** begin Entries shown **
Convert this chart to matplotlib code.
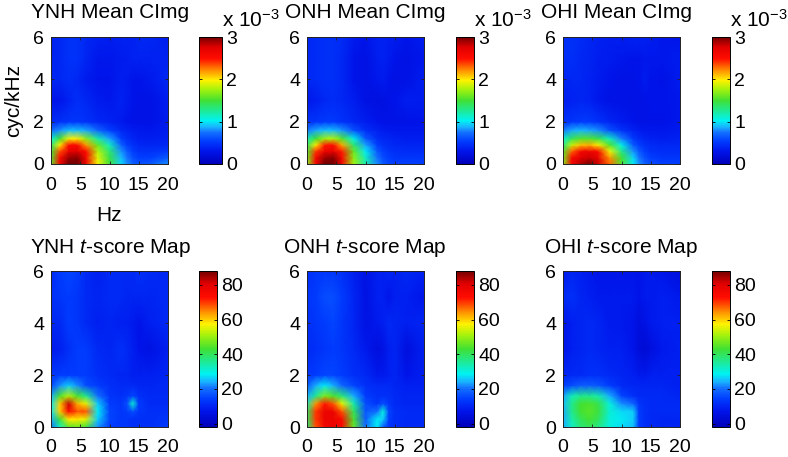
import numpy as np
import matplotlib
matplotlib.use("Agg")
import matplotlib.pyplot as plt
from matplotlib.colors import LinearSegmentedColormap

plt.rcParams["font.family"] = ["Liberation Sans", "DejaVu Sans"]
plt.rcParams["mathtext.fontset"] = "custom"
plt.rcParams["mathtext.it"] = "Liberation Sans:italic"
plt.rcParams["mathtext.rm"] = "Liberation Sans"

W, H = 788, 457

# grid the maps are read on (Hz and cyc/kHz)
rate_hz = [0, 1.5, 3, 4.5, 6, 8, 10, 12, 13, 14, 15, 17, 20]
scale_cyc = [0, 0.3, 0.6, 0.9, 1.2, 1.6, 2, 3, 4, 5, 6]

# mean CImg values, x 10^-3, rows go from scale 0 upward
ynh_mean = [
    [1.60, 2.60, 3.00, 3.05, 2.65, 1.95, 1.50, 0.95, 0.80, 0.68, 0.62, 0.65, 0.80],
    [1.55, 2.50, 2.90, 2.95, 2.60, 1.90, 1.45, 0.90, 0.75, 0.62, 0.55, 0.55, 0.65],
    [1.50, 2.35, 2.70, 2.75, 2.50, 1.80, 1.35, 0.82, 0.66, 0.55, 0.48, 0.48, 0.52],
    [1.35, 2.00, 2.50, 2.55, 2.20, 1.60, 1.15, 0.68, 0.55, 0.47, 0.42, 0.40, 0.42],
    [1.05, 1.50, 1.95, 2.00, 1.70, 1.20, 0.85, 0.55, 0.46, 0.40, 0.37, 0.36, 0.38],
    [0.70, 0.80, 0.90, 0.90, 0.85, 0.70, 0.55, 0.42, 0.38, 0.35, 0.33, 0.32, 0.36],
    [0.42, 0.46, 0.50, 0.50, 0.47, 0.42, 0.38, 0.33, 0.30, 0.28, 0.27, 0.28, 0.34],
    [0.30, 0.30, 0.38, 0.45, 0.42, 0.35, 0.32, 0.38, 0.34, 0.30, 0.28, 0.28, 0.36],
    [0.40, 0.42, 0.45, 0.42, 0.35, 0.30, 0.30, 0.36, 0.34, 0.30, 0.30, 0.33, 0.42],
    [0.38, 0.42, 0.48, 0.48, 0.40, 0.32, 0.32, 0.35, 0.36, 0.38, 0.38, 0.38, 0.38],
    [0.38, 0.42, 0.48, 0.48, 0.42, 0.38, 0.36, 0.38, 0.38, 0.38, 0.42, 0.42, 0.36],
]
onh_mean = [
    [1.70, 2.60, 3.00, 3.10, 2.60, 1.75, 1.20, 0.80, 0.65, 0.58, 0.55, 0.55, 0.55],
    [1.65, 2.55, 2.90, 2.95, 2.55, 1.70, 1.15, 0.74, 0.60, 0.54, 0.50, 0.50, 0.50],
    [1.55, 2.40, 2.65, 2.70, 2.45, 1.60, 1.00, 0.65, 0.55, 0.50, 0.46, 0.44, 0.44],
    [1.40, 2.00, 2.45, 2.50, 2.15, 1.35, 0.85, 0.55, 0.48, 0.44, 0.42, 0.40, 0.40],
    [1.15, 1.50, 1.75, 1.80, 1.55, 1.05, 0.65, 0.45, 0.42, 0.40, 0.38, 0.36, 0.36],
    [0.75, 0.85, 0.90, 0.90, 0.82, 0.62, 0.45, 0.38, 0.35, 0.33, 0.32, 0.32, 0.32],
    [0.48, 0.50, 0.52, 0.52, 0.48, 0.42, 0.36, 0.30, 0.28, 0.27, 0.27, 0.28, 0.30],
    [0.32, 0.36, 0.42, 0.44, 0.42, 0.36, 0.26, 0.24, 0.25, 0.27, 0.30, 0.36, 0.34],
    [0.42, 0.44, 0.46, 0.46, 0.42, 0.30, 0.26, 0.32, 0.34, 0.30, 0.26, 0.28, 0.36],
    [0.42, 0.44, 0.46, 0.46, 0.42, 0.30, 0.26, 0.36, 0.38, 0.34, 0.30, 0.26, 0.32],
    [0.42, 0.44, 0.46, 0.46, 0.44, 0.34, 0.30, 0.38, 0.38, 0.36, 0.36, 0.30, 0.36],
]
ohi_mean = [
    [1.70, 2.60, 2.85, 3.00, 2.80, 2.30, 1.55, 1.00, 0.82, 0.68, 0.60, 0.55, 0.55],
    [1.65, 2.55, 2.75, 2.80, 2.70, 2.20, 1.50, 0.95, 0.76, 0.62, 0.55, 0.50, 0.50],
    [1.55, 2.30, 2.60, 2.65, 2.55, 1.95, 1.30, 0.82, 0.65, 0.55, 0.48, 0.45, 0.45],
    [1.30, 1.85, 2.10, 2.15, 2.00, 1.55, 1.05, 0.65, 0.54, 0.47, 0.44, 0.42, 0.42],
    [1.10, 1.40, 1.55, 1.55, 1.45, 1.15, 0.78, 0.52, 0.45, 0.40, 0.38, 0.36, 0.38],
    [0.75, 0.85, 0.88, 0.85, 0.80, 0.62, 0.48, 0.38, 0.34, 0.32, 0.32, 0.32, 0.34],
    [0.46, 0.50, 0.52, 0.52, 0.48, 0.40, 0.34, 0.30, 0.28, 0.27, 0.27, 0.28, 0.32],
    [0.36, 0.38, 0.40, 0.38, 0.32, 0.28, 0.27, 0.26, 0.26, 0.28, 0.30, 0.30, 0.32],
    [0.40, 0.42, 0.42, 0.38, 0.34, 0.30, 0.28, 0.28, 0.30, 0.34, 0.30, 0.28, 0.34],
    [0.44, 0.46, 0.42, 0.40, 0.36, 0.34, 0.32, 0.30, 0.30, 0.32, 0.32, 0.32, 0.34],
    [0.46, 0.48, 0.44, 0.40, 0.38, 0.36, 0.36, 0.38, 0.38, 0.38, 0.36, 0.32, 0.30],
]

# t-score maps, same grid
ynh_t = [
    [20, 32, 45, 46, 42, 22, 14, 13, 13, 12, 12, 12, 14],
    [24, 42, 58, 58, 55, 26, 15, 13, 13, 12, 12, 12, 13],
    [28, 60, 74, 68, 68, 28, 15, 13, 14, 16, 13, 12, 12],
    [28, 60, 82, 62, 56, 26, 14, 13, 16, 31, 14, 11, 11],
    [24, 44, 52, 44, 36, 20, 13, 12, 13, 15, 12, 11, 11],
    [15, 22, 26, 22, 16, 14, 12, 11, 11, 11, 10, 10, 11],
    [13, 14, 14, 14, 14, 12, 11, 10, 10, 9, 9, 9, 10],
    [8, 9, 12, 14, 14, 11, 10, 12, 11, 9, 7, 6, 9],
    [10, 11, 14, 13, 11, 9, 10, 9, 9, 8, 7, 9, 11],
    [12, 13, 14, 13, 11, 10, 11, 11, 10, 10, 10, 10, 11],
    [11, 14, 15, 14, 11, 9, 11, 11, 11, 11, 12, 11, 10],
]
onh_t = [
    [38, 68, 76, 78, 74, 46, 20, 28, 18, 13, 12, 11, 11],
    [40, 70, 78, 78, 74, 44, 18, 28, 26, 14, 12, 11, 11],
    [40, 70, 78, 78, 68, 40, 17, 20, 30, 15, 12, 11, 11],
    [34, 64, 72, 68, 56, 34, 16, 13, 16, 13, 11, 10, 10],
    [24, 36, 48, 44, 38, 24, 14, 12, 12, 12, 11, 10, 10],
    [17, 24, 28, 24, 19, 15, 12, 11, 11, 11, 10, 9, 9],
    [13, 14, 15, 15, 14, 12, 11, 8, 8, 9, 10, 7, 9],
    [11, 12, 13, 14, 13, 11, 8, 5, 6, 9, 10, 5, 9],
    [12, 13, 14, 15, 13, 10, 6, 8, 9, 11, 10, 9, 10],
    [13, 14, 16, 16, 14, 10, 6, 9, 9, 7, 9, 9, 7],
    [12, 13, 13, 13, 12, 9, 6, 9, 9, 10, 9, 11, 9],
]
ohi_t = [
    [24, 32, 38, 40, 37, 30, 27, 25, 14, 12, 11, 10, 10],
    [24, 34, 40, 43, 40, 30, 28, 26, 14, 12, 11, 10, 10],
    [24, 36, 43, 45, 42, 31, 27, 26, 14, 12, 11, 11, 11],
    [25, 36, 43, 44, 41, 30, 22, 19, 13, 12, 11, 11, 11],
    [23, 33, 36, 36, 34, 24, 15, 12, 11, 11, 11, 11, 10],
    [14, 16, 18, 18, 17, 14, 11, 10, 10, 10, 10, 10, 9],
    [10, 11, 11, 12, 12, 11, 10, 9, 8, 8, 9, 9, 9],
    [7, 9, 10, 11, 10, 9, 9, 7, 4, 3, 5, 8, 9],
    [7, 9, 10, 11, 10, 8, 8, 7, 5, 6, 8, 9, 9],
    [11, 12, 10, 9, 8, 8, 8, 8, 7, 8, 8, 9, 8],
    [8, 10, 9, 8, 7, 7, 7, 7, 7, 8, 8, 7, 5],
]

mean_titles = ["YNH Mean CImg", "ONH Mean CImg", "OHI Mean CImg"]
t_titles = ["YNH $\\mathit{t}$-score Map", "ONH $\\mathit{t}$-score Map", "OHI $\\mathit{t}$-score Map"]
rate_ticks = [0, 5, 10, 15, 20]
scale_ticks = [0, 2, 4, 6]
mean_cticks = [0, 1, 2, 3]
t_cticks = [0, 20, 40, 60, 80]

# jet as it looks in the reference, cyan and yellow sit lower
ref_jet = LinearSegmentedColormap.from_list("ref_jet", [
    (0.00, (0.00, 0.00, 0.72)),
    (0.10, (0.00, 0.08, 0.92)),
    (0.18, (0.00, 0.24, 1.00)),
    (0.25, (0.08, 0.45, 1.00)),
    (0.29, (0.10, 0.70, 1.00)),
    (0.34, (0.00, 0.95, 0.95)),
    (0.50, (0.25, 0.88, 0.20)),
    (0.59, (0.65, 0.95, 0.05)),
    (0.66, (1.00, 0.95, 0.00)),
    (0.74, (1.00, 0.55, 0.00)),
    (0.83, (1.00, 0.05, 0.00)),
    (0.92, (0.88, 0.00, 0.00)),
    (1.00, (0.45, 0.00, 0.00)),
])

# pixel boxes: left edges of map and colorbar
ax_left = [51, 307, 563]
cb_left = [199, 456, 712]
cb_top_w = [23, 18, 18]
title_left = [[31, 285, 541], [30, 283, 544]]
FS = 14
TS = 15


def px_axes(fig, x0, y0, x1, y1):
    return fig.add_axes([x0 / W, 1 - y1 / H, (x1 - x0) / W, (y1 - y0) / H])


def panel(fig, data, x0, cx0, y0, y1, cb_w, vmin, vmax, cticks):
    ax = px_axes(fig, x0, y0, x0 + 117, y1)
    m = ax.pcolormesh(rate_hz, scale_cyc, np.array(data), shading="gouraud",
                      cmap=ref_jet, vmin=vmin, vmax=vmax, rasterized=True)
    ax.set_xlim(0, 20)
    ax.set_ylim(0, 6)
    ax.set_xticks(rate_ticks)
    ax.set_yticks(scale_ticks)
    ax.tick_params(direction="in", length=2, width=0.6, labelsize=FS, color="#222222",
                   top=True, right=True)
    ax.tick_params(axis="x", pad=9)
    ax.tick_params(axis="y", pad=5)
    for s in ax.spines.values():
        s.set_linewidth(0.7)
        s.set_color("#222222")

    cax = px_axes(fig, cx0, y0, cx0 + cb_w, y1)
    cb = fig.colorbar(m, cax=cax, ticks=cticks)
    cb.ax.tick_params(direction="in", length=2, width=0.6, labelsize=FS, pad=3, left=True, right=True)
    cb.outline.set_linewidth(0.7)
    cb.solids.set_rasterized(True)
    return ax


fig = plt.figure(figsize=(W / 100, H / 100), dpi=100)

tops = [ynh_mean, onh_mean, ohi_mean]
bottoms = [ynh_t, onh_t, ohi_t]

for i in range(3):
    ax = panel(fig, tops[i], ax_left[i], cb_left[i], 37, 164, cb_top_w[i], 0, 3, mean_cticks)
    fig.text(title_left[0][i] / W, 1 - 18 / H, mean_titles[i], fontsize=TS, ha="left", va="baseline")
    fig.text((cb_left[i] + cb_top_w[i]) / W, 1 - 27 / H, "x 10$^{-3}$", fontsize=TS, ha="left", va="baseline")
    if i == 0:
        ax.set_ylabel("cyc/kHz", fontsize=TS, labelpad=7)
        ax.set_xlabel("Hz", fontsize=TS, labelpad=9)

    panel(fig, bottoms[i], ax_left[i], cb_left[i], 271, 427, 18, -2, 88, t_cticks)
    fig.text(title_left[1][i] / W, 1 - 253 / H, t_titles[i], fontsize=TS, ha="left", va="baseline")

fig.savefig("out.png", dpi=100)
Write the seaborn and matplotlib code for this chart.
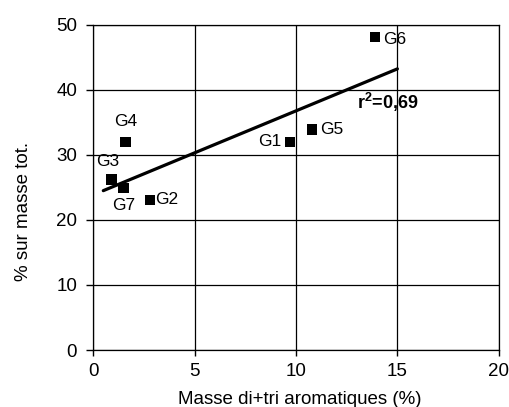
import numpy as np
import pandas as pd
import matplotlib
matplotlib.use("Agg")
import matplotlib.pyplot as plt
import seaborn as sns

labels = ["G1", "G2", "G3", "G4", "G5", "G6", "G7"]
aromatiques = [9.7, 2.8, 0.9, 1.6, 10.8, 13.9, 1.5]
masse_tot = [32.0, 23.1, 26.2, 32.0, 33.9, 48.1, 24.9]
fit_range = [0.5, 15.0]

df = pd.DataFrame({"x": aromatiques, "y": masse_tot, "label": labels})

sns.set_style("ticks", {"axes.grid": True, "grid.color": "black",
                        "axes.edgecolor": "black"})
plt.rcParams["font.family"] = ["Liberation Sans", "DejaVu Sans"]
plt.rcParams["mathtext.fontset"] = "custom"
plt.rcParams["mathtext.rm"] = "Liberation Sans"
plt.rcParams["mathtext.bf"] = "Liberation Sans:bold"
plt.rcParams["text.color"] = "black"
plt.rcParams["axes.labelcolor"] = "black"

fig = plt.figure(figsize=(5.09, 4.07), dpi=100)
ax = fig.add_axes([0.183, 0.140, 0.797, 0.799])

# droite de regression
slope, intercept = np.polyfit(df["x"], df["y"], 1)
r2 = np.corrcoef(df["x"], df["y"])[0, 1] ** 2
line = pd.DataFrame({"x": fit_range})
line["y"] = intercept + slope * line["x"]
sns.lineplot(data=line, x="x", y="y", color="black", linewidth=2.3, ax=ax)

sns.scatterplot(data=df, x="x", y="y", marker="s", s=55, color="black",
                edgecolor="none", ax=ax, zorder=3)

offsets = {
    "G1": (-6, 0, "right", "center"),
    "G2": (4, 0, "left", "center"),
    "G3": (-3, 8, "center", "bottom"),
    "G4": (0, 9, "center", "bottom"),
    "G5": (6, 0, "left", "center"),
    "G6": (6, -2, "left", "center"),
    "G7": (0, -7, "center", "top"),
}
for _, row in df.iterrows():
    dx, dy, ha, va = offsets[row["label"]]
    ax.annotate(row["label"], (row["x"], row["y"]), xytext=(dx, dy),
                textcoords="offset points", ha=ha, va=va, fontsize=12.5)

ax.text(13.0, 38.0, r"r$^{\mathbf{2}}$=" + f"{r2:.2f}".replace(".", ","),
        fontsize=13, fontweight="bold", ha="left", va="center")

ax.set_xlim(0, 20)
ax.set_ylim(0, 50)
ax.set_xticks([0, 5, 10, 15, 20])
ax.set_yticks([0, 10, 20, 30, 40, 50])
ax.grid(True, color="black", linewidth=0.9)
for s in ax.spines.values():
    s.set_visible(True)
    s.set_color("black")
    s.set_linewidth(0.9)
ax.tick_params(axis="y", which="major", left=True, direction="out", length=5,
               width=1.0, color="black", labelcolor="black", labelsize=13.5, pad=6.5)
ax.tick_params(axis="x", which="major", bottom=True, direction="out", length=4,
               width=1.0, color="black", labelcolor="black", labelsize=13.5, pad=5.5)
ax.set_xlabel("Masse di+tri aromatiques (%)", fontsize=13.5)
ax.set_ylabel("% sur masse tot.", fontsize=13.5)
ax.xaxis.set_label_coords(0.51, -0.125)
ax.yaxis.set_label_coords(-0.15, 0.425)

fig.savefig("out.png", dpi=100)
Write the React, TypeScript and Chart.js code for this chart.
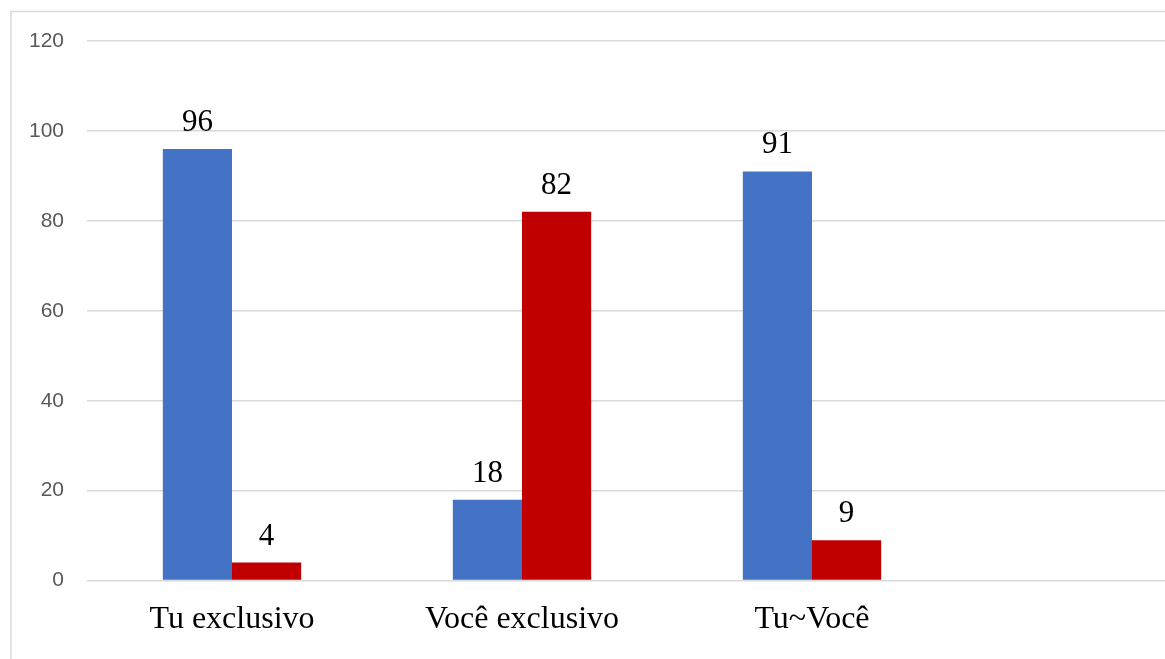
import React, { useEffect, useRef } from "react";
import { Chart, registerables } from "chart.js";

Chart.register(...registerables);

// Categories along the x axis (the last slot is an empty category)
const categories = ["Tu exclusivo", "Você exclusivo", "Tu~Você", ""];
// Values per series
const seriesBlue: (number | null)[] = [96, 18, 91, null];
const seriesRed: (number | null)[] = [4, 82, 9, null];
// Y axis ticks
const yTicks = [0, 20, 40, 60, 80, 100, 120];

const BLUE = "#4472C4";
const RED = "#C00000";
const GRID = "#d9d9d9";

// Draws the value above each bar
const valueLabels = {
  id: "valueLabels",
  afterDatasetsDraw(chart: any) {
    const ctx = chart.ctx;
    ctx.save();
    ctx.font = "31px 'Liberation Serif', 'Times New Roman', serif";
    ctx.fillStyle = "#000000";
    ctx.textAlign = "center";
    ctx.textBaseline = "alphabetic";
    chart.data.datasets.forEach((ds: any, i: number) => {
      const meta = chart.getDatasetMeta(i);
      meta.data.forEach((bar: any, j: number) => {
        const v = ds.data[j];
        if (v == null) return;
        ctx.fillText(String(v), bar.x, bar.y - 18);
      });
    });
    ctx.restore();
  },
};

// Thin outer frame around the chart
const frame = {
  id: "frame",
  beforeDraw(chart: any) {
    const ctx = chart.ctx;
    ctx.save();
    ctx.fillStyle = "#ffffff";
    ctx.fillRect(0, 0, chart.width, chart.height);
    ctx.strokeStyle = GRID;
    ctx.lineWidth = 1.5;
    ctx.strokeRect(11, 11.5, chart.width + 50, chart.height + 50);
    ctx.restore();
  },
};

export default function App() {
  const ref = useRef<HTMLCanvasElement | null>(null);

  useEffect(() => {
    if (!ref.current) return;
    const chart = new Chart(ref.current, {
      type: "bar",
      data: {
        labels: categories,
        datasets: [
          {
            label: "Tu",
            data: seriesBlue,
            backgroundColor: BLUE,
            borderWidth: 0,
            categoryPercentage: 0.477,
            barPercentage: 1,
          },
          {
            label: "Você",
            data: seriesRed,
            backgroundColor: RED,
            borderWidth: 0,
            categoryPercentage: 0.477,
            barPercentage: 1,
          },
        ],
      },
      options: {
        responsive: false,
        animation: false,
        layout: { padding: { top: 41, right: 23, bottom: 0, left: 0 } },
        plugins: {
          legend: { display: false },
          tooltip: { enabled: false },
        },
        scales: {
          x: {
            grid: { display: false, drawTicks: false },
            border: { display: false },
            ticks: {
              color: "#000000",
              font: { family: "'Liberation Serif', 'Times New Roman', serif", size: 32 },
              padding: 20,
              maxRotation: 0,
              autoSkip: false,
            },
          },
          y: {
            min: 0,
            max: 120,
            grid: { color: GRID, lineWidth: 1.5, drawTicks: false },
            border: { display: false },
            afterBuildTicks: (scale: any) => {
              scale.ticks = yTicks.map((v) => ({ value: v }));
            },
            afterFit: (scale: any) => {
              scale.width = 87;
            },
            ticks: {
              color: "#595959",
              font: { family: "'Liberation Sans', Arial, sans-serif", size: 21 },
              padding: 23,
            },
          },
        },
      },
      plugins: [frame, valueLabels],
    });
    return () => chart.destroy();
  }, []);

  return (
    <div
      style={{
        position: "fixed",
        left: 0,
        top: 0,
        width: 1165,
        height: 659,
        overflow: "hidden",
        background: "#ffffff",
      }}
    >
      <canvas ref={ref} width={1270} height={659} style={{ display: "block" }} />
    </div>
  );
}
** end Entries shown **
*Task:* Everything from the first line of the entries through the line that contains "from matplotlib.colors import" is to be reproduced exactly, except the pictures.

*Output for this exercise:*
Convert this chart to matplotlib code.
import numpy as np
import matplotlib
matplotlib.use("Agg")
import matplotlib.pyplot as plt
from matplotlib.colors import LinearSegmentedColormap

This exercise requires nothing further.